Meet Alexander Campbell, Royal Academy of Dance’s New Artistic Director
June 5, 2024

Alexander Campbell has a knack for extending his passion for ballet beyond his performances. While a principal dancer with the Royal Ballet for eight years, he was also a well-spoken presenter for World Ballet Day, an advocate at cricket matches for boys to study ballet, producer of innovative independent performance projects, and co-owner of a ballet school with two London locations.

His range of interests and abilities made him one to watch for exciting post-performing plans. In February, the first step of his next act was announced: artistic director of the Royal Academy of Dance. He retired from the Royal Ballet the following month and began his position at the RAD in April. 

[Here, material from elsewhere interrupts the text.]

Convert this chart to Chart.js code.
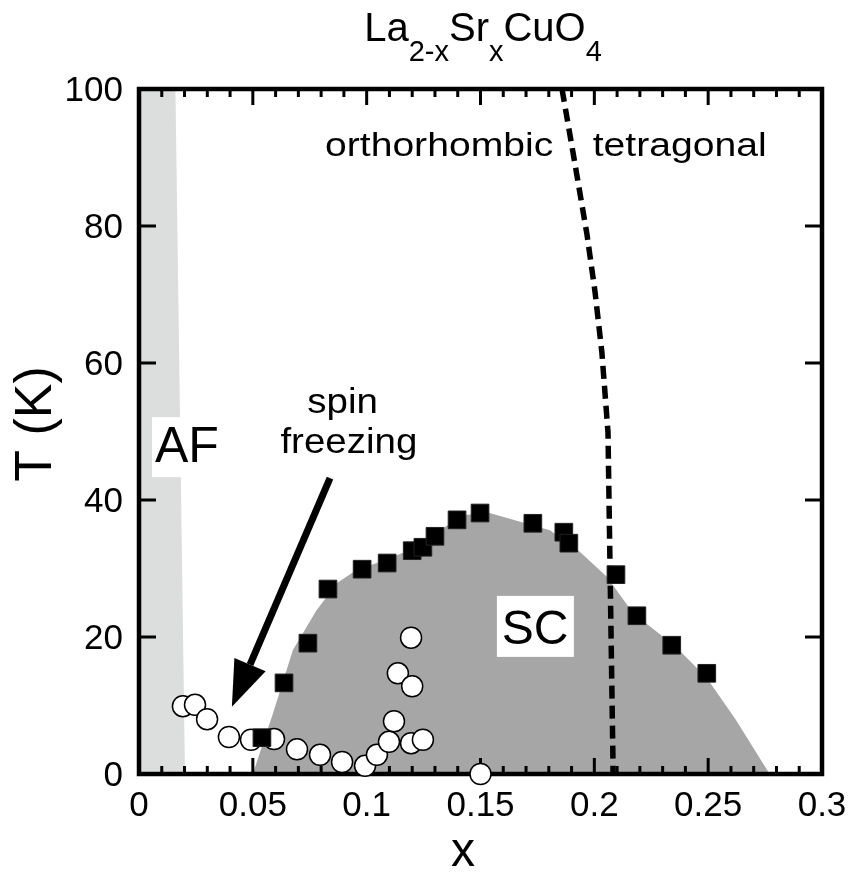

Founded in 1920, the RAD has a vast reach in 2023, teaching its syllabus and administering about 250,000 exams in over 80 countries. The RAD also runs the Margot Fonteyn International Ballet Competition (formerly the Genée), is the home of Benesh notation and The Wolfson Library of dance, and offers teacher training, leadership training, the Silver Swans program for older dancers, and classes at its London headquarters.  

“I wasn’t necessarily ready to leave the stage yet,” says Campbell. “But this opportunity was too good to pass up.”

Alexander Campbell and Marianela Nunez Dances at a Gathering at Royal Opera House in 2020. Photo by Bill Cooper, courtesy RAD.

He spoke with Dance Teacher about his long connection to the RAD, what’s special and inspiring about it, and how he keeps his creative juices flowing. 

Tell us about your personal history with the RAD.

I trained at Academy Dance in Sydney, Australia, until I went to the Royal Ballet School at age 16. It was an RAD school and I went all the way through to Advanced 2. My grandmother was an examiner for the RAD, and she would tell me of her travels to Mexico, Hong Kong, the UK, and more, and I thought it was so amazing that I was connected to all these dancers through the RAD syllabus. 

Because of my RAD training, I participated in the Genée [now Fonteyn] competition in 2003. That helped me get my first job at Birmingham Royal Ballet because that’s where [then director] David Bintley first saw me, and I received a silver medal. 

How did your RAD training inform your career?

The RAD syllabus provides an incredible foundation for ballet technique and understanding of dance. This is so important because most companies will expect you to be versatile and excel in a variety of styles. My school in Sydney also provided jazz, character, and contemporary classes, which I think is a great way to enhance and complement ballet training and something I want to support more schools in doing. We’re already on our way with Rambert Grades, a contemporary syllabus widely available as of last year.

What’s your own experience as a teacher?

I’ve taught here and there in the summers, but I see myself more as someone who supports teachers. My wife [Royal Ballet first soloist Claire Calvert] and I started the school Prima Dance in the community where we live in London. There was a local teacher we really liked who wanted to learn the business side, and we wanted to support her. It’s the same idea at RAD—we have teachers here who have been teaching since before I was born. I won’t say that I’m an experienced teacher, but I know what a good teacher looks and feels like. I’m here to learn from them and support them.

Alexander Campbell and Akane Takada in Don Quixote at the Royal Opera House in 2019. Photo by Andrej Uspenski, courtesy RAD.

You’ve cultivated a number of projects outside of your performing career. Will you continue to pursue that?

This role will allow me to still be creative, and I hope to continue producing work through Alexander Campbell Productions. We had success with The Limit, which fused ballet and theater, and Sleepwalker, which featured a differently abled dancer performing in a wheelchair, so I don’t think we’ve seen the last of these types of creations. 

What inspires you about working at RAD?

I’m passionate about providing people with a positive experience of the art form because I had such a positive early experience at my RAD school. Creating that is all in the hands of teachers, and we train them and give them the tools and support they need to teach young children all the way through to adults, with a global reach. I’m responsible for the heartbeat of the organization now—what better place to pursue my passion than here?